During the three years since their marriage, there was no work to be had in Dublin and her young husband, Billy, joined the insurgents to farther the Irish cause. It was during his time ‘on the run’ as a member of the I.R.A. after the end of the civil war around 1924, when the relationship between Billy and the mother of his children (he’d also fathered a second child) irreparably broke down.
Often Billy would be ‘on the run’ between the south and the north, and it was during this time that his wife and the mother of his children was arrested by the British, interviewed at length in custody and then released. She indicated to her neighbours that the British occupiers wanted to know where her husband Billy was but said she’d sent them on a wild goose chase, telling her interrogators they’d separated and that she’d not seen her husband since the birth of their second child.
According to my mother, it later transpired that Billy’s wife entered into an extramarital relationship with an English soldier, and being ashamed and afraid of what the neighbours would think, and what her husband would do when they found out she had turned traitor, she uprooted and travelled across the Irish Sea to live out the rest of her life. Her father would have ‘turned in his grave’ to learn that not only was his daughter an adulterer but that she was also a traitor to her country, having given the British information about the identity of other insurrectionists she knew of. Once the British had obtained this information, they released her, knowing that she’d be branded an outcast by her own neighbours and the men she’d betrayed.
The young woman’s name became forever blackened in the eyes of the Dubliners and her husband Billy (whom she never divorced) grew to hate and despise her with a venom he never knew was possible. According to my mother, Billy spent the bulk of his remaining life rambling the streets as a town drunk and constantly cursing his wife and damning her eternal soul. Billy would frequently lament whenever her name was mentioned by another, “Will I ever be rid of her?” The shame of her Irish betrayal seemed to taint his character also, and after the troubles had died down and he no longer played a significant role in the I.R.A., his contribution to the Irish Cause would be swiftly forgotten and he’d be constantly referred to as ‘the man whose wife was an Irish collaborator and traitor to the flag’.

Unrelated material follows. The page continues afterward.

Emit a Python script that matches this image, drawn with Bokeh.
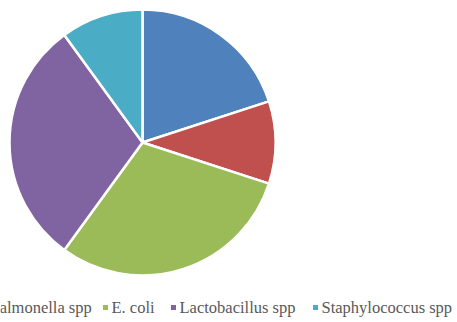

Billy reportedly died an unhappy drunk, filled with deep hate and vengeful thoughts about the wife who’d betrayed all he stood for. My mother reported that he’d be frequently heard cursing his wife, saying, “I’ll never know a moment’s peace until I am dead and buried six feet under the grass. Only when I’m dead will I be free of her!” But as with all Irish tales, especially by the ones either told or woven by my late mother, there is a twist in the tale?
Billy seemingly died during the 1960s and his wife (who never remarried) lived in bitter regret for what she’d done until she died in 1980 at the age of 79 years. She had prior to her death arranged to have her body returned to Ireland to be buried in the same cemetery as her husband, Billy. Still being officially married to Billy, she was able to share the same plot and was buried immediately above him! There was also matching headstones, identifying the couple as man and wife and proud parents of two children.
So, it looked that poor Billy couldn’t escape the presence and influence of his wife, even in death. Neither could he have said (if the dead could talk), “I’ll be over you when the grass grows over me” as being beneath his wife’s coffin, there was only soil over him; the grass was over his wife’s coffin!
I cannot tell you for the life in me if that tale of my late mother was true or false, but I can undoubtedly say, it was a good one, and well told!